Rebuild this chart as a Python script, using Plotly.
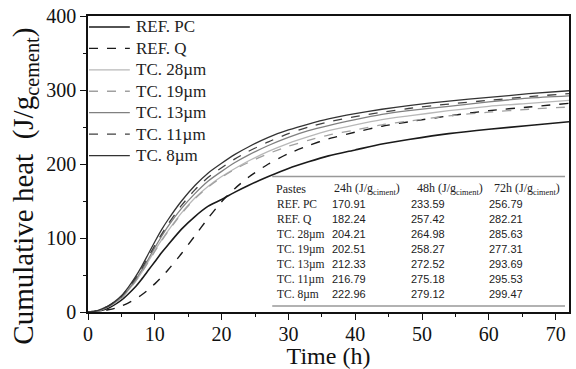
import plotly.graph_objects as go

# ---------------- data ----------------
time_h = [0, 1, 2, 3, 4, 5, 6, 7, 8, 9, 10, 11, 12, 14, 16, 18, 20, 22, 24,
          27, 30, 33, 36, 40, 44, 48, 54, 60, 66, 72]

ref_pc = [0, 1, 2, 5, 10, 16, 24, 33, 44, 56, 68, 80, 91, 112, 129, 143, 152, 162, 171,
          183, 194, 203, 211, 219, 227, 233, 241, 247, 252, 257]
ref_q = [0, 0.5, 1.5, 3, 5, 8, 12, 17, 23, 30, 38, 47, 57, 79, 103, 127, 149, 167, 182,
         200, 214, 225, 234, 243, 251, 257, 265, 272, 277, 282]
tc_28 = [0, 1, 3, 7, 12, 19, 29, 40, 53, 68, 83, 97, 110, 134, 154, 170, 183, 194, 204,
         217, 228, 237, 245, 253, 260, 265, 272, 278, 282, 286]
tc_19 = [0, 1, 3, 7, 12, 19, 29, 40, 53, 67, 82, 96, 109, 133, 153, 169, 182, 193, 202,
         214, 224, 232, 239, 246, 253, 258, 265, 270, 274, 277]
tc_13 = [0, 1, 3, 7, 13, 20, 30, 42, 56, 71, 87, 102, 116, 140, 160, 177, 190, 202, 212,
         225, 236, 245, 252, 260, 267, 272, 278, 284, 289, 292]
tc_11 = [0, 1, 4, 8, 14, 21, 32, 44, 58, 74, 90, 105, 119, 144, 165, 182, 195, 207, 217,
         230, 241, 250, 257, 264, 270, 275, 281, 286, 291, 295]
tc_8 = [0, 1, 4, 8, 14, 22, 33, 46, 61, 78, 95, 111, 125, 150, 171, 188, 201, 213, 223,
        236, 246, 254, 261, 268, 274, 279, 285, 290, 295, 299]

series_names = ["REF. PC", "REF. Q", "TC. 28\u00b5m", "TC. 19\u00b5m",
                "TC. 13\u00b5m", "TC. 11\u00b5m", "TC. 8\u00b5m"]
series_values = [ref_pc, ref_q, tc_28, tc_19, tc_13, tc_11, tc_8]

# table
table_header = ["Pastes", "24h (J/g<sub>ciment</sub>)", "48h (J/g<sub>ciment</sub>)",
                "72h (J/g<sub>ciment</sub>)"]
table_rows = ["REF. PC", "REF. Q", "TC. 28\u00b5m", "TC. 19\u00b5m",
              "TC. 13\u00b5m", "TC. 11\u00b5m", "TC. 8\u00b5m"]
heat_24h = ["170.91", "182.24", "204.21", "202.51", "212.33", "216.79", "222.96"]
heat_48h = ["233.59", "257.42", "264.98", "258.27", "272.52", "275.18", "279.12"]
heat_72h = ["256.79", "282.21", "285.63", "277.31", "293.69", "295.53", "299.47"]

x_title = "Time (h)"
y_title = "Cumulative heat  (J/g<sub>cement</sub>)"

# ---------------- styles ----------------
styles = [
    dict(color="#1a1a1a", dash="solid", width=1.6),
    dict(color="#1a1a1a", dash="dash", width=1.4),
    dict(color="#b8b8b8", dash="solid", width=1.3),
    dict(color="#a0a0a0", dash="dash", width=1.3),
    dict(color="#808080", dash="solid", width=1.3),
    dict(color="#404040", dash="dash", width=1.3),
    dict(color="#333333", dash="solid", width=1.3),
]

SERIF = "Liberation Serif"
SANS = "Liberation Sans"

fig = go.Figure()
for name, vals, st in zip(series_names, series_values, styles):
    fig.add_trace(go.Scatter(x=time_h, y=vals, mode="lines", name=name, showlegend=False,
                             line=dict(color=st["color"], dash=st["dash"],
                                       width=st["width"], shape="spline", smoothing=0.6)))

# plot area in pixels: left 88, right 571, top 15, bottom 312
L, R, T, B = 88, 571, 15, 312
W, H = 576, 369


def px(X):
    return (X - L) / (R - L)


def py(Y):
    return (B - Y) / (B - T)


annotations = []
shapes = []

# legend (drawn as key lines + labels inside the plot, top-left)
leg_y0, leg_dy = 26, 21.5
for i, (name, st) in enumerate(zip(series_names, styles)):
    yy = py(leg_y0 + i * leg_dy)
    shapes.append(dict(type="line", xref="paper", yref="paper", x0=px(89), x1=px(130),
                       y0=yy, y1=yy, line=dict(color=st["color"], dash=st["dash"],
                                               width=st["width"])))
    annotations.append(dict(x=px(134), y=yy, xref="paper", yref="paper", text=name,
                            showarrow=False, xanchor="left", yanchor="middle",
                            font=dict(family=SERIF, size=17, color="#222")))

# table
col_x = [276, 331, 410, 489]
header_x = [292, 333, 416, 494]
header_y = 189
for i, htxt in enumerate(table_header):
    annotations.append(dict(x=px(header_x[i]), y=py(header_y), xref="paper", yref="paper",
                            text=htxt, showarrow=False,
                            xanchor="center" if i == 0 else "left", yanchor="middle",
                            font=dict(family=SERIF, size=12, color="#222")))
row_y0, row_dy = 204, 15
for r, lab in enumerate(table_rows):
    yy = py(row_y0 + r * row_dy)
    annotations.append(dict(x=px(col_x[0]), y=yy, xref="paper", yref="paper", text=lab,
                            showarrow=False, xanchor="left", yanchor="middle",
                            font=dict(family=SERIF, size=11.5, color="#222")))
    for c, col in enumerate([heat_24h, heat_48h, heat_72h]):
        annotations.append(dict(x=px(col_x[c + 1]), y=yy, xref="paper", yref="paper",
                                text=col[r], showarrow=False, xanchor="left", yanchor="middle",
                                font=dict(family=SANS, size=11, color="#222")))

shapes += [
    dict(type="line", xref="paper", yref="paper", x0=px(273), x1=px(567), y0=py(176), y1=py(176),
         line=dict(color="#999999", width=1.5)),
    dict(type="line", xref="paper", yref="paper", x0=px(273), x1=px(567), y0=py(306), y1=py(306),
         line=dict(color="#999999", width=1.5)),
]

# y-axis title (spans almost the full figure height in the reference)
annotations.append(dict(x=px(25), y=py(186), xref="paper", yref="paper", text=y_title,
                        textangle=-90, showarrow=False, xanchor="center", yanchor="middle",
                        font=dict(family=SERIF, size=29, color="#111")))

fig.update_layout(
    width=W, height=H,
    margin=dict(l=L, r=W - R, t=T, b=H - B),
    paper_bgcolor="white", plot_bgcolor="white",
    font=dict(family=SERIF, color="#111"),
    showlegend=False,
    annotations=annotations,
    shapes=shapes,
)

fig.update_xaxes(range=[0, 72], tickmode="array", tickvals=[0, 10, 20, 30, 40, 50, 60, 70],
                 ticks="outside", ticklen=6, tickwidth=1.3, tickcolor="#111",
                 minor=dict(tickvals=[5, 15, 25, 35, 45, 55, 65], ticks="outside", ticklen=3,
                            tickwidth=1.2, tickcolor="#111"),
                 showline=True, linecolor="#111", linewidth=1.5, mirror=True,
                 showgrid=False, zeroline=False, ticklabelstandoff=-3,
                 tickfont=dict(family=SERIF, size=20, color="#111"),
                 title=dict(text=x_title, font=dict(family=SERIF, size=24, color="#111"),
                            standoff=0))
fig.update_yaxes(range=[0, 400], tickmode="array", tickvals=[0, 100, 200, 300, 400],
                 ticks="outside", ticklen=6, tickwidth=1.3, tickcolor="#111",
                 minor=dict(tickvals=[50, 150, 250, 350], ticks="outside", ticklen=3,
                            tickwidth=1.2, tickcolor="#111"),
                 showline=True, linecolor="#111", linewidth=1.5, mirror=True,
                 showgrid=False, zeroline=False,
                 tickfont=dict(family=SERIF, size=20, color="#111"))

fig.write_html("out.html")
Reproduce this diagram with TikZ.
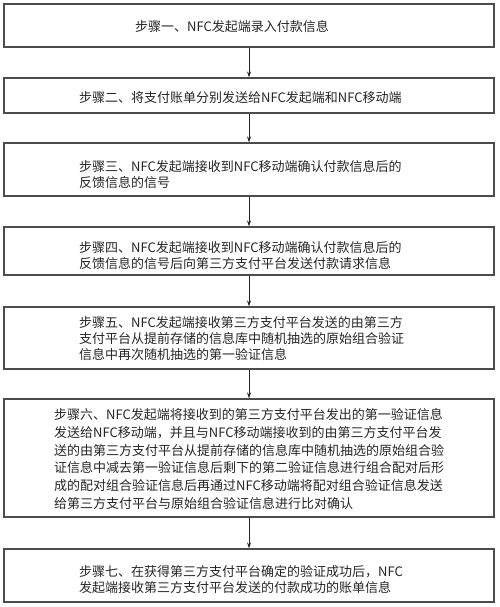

> [What this task involves]:
Print every entry exactly as written, without the pictures.

> [Solution]:
Rebuild this chart as a Python script, using Plotly.
import plotly.graph_objects as go

# ---------------- data ----------------
time_h = [0, 1, 2, 3, 4, 5, 6, 7, 8, 9, 10, 11, 12, 14, 16, 18, 20, 22, 24,
          27, 30, 33, 36, 40, 44, 48, 54, 60, 66, 72]

ref_pc = [0, 1, 2, 5, 10, 16, 24, 33, 44, 56, 68, 80, 91, 112, 129, 143, 152, 162, 171,
          183, 194, 203, 211, 219, 227, 233, 241, 247, 252, 257]
ref_q = [0, 0.5, 1.5, 3, 5, 8, 12, 17, 23, 30, 38, 47, 57, 79, 103, 127, 149, 167, 182,
         200, 214, 225, 234, 243, 251, 257, 265, 272, 277, 282]
tc_28 = [0, 1, 3, 7, 12, 19, 29, 40, 53, 68, 83, 97, 110, 134, 154, 170, 183, 194, 204,
         217, 228, 237, 245, 253, 260, 265, 272, 278, 282, 286]
tc_19 = [0, 1, 3, 7, 12, 19, 29, 40, 53, 67, 82, 96, 109, 133, 153, 169, 182, 193, 202,
         214, 224, 232, 239, 246, 253, 258, 265, 270, 274, 277]
tc_13 = [0, 1, 3, 7, 13, 20, 30, 42, 56, 71, 87, 102, 116, 140, 160, 177, 190, 202, 212,
         225, 236, 245, 252, 260, 267, 272, 278, 284, 289, 292]
tc_11 = [0, 1, 4, 8, 14, 21, 32, 44, 58, 74, 90, 105, 119, 144, 165, 182, 195, 207, 217,
         230, 241, 250, 257, 264, 270, 275, 281, 286, 291, 295]
tc_8 = [0, 1, 4, 8, 14, 22, 33, 46, 61, 78, 95, 111, 125, 150, 171, 188, 201, 213, 223,
        236, 246, 254, 261, 268, 274, 279, 285, 290, 295, 299]

series_names = ["REF. PC", "REF. Q", "TC. 28\u00b5m", "TC. 19\u00b5m",
                "TC. 13\u00b5m", "TC. 11\u00b5m", "TC. 8\u00b5m"]
series_values = [ref_pc, ref_q, tc_28, tc_19, tc_13, tc_11, tc_8]

# table
table_header = ["Pastes", "24h (J/g<sub>ciment</sub>)", "48h (J/g<sub>ciment</sub>)",
                "72h (J/g<sub>ciment</sub>)"]
table_rows = ["REF. PC", "REF. Q", "TC. 28\u00b5m", "TC. 19\u00b5m",
              "TC. 13\u00b5m", "TC. 11\u00b5m", "TC. 8\u00b5m"]
heat_24h = ["170.91", "182.24", "204.21", "202.51", "212.33", "216.79", "222.96"]
heat_48h = ["233.59", "257.42", "264.98", "258.27", "272.52", "275.18", "279.12"]
heat_72h = ["256.79", "282.21", "285.63", "277.31", "293.69", "295.53", "299.47"]

x_title = "Time (h)"
y_title = "Cumulative heat  (J/g<sub>cement</sub>)"

# ---------------- styles ----------------
styles = [
    dict(color="#1a1a1a", dash="solid", width=1.6),
    dict(color="#1a1a1a", dash="dash", width=1.4),
    dict(color="#b8b8b8", dash="solid", width=1.3),
    dict(color="#a0a0a0", dash="dash", width=1.3),
    dict(color="#808080", dash="solid", width=1.3),
    dict(color="#404040", dash="dash", width=1.3),
    dict(color="#333333", dash="solid", width=1.3),
]

SERIF = "Liberation Serif"
SANS = "Liberation Sans"

fig = go.Figure()
for name, vals, st in zip(series_names, series_values, styles):
    fig.add_trace(go.Scatter(x=time_h, y=vals, mode="lines", name=name, showlegend=False,
                             line=dict(color=st["color"], dash=st["dash"],
                                       width=st["width"], shape="spline", smoothing=0.6)))

# plot area in pixels: left 88, right 571, top 15, bottom 312
L, R, T, B = 88, 571, 15, 312
W, H = 576, 369


def px(X):
    return (X - L) / (R - L)


def py(Y):
    return (B - Y) / (B - T)


annotations = []
shapes = []

# legend (drawn as key lines + labels inside the plot, top-left)
leg_y0, leg_dy = 26, 21.5
for i, (name, st) in enumerate(zip(series_names, styles)):
    yy = py(leg_y0 + i * leg_dy)
    shapes.append(dict(type="line", xref="paper", yref="paper", x0=px(89), x1=px(130),
                       y0=yy, y1=yy, line=dict(color=st["color"], dash=st["dash"],
                                               width=st["width"])))
    annotations.append(dict(x=px(134), y=yy, xref="paper", yref="paper", text=name,
                            showarrow=False, xanchor="left", yanchor="middle",
                            font=dict(family=SERIF, size=17, color="#222")))

# table
col_x = [276, 331, 410, 489]
header_x = [292, 333, 416, 494]
header_y = 189
for i, htxt in enumerate(table_header):
    annotations.append(dict(x=px(header_x[i]), y=py(header_y), xref="paper", yref="paper",
                            text=htxt, showarrow=False,
                            xanchor="center" if i == 0 else "left", yanchor="middle",
                            font=dict(family=SERIF, size=12, color="#222")))
row_y0, row_dy = 204, 15
for r, lab in enumerate(table_rows):
    yy = py(row_y0 + r * row_dy)
    annotations.append(dict(x=px(col_x[0]), y=yy, xref="paper", yref="paper", text=lab,
                            showarrow=False, xanchor="left", yanchor="middle",
                            font=dict(family=SERIF, size=11.5, color="#222")))
    for c, col in enumerate([heat_24h, heat_48h, heat_72h]):
        annotations.append(dict(x=px(col_x[c + 1]), y=yy, xref="paper", yref="paper",
                                text=col[r], showarrow=False, xanchor="left", yanchor="middle",
                                font=dict(family=SANS, size=11, color="#222")))

shapes += [
    dict(type="line", xref="paper", yref="paper", x0=px(273), x1=px(567), y0=py(176), y1=py(176),
         line=dict(color="#999999", width=1.5)),
    dict(type="line", xref="paper", yref="paper", x0=px(273), x1=px(567), y0=py(306), y1=py(306),
         line=dict(color="#999999", width=1.5)),
]

# y-axis title (spans almost the full figure height in the reference)
annotations.append(dict(x=px(25), y=py(186), xref="paper", yref="paper", text=y_title,
                        textangle=-90, showarrow=False, xanchor="center", yanchor="middle",
                        font=dict(family=SERIF, size=29, color="#111")))

fig.update_layout(
    width=W, height=H,
    margin=dict(l=L, r=W - R, t=T, b=H - B),
    paper_bgcolor="white", plot_bgcolor="white",
    font=dict(family=SERIF, color="#111"),
    showlegend=False,
    annotations=annotations,
    shapes=shapes,
)

fig.update_xaxes(range=[0, 72], tickmode="array", tickvals=[0, 10, 20, 30, 40, 50, 60, 70],
                 ticks="outside", ticklen=6, tickwidth=1.3, tickcolor="#111",
                 minor=dict(tickvals=[5, 15, 25, 35, 45, 55, 65], ticks="outside", ticklen=3,
                            tickwidth=1.2, tickcolor="#111"),
                 showline=True, linecolor="#111", linewidth=1.5, mirror=True,
                 showgrid=False, zeroline=False, ticklabelstandoff=-3,
                 tickfont=dict(family=SERIF, size=20, color="#111"),
                 title=dict(text=x_title, font=dict(family=SERIF, size=24, color="#111"),
                            standoff=0))
fig.update_yaxes(range=[0, 400], tickmode="array", tickvals=[0, 100, 200, 300, 400],
                 ticks="outside", ticklen=6, tickwidth=1.3, tickcolor="#111",
                 minor=dict(tickvals=[50, 150, 250, 350], ticks="outside", ticklen=3,
                            tickwidth=1.2, tickcolor="#111"),
                 showline=True, linecolor="#111", linewidth=1.5, mirror=True,
                 showgrid=False, zeroline=False,
                 tickfont=dict(family=SERIF, size=20, color="#111"))

fig.write_html("out.html")
Reproduce this diagram with TikZ.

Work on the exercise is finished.